THE EXERCISE: Exactly the lines from the start of the data below through the line that contains "APEX_Y - SCALE_Y" are to be copied, with pictures left out.

··· DATA SHOWN ···

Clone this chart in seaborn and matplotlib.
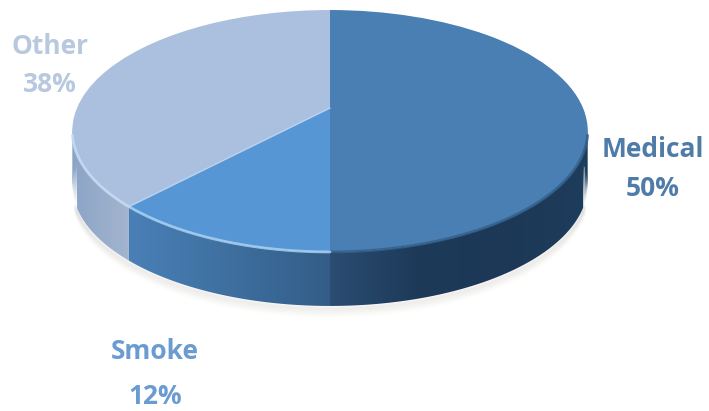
import numpy as np
import matplotlib
matplotlib.use('Agg')
import matplotlib.pyplot as plt
from matplotlib.patches import Polygon
from matplotlib.transforms import Transform
import seaborn as sns

labels = ['Medical', 'Smoke', 'Other']
shares = [50, 12, 38]
top_colors = ['#4a7fb3', '#5796d4', '#abc0df']
side_colors = [['#2b4d72', '#1d3a59', '#1c3856', '#1e3c5c'],
               ['#4a80b8', '#3e6f9f', '#335d88'],
               ['#8ba4c6', '#a3b5cf']]
rim_colors = ['#33608c', '#a9d0f2', '#c6dcf5']
text_colors = ['#4f7ba8', '#6a9bd1', '#b8c8de']

# pixel geometry of the tilted disc
APEX_X, APEX_Y = 330, 108
SCALE_X, SCALE_Y, TILT = 253, 116.6, 0.19
DEPTH = 54


class Tilt(Transform):
    # perspective of the flat pie, unit circle to pixels
    input_dims = output_dims = 2

    def transform_non_affine(self, values):
        values = np.asarray(values)
        d = 1 + TILT * values[:, 1]
        return np.column_stack([APEX_X + SCALE_X * values[:, 0] / d,
                                APEX_Y - SCALE_Y * values[:, 1] / d])


sns.set_theme(style='white')
plt.rcParams['font.family'] = ['Open Sans', 'DejaVu Sans']

fig = plt.figure(figsize=(7.09, 4.11), dpi=100)
ax = fig.add_axes([0, 0, 1, 1])
tilt = Tilt()

wedges, _ = ax.pie(shares, colors=top_colors, startangle=90, counterclock=False,
                   radius=1, wedgeprops={'linewidth': 0, 'zorder': 5})
for w in wedges:
    w.set_transform(tilt + ax.transData)


def front_arc(w, limit=0.0):
    t = np.radians(np.linspace(w.theta1, w.theta2, 300))
    t = t[np.sin(t) <= limit]
    return tilt.transform(np.column_stack([np.cos(t), np.sin(t)]))


# soft shadow under the disc
all_t = np.radians(np.linspace(200, 340, 400))
base = tilt.transform(np.column_stack([np.cos(all_t), np.sin(all_t)]))
for i in range(1, 9):
    ax.plot(base[:, 0], base[:, 1] + DEPTH + i * 1.3, color='#8a8478',
            lw=2.5, alpha=0.03 * (9 - i) / 4, zorder=1)

# side wall, one gradient per slice
for w, cols, rim in zip(wedges, side_colors, rim_colors):
    arc = front_arc(w)
    arc = arc[np.argsort(arc[:, 0])]
    wall = np.vstack([arc, arc[::-1] + [0, DEPTH]])
    cmap = sns.blend_palette(cols, as_cmap=True)
    grad = np.linspace(0, 1, 256).reshape(1, -1)
    im = ax.imshow(grad, cmap=cmap, aspect='auto', zorder=3,
                   extent=[arc[:, 0].min(), arc[:, 0].max(), arc[:, 1].max() + DEPTH, arc[:, 1].min()])
    im.set_clip_path(Polygon(wall, transform=ax.transData))
    # bevel along the top edge, stops short of the disc's widest points
    edge = front_arc(w, -0.22)
    edge = edge[np.argsort(edge[:, 0])]
    ax.plot(edge[:, 0], edge[:, 1], color=rim, lw=2.0, alpha=0.85, zorder=6)

# thin light seam between Smoke and Other
t = np.radians(wedges[1].theta1)
seam = tilt.transform(np.array([[0, 0], [np.cos(t), np.sin(t)]]))
ax.plot(seam[:, 0], seam[:, 1], color='#b9d3ee', lw=1.0, zorder=6)

# labels
label_xy = [(653, 149), (155, 351), (50, 46)]
value_xy = [(653, 188), (155, 396), (50, 84)]
for name, val, col, p1, p2 in zip(labels, shares, text_colors, label_xy, value_xy):
    ax.text(p1[0], p1[1], name, color=col, fontsize=19, fontweight='bold', ha='center', va='center')
    ax.text(p2[0], p2[1], f'{val}%', color=col, fontsize=19, fontweight='bold', ha='center', va='center')

ax.set_aspect('auto')
ax.set_xlim(0, 709)
ax.set_ylim(411, 0)
ax.axis('off')
fig.savefig('out.png', dpi=100)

···

OUTPUT FOR THIS EXERCISE:
Clone this chart in seaborn and matplotlib.
import numpy as np
import matplotlib
matplotlib.use('Agg')
import matplotlib.pyplot as plt
from matplotlib.patches import Polygon
from matplotlib.transforms import Transform
import seaborn as sns

labels = ['Medical', 'Smoke', 'Other']
shares = [50, 12, 38]
top_colors = ['#4a7fb3', '#5796d4', '#abc0df']
side_colors = [['#2b4d72', '#1d3a59', '#1c3856', '#1e3c5c'],
               ['#4a80b8', '#3e6f9f', '#335d88'],
               ['#8ba4c6', '#a3b5cf']]
rim_colors = ['#33608c', '#a9d0f2', '#c6dcf5']
text_colors = ['#4f7ba8', '#6a9bd1', '#b8c8de']

# pixel geometry of the tilted disc
APEX_X, APEX_Y = 330, 108
SCALE_X, SCALE_Y, TILT = 253, 116.6, 0.19
DEPTH = 54


class Tilt(Transform):
    # perspective of the flat pie, unit circle to pixels
    input_dims = output_dims = 2

    def transform_non_affine(self, values):
        values = np.asarray(values)
        d = 1 + TILT * values[:, 1]
        return np.column_stack([APEX_X + SCALE_X * values[:, 0] / d,
                                APEX_Y - SCALE_Y * values[:, 1] / d])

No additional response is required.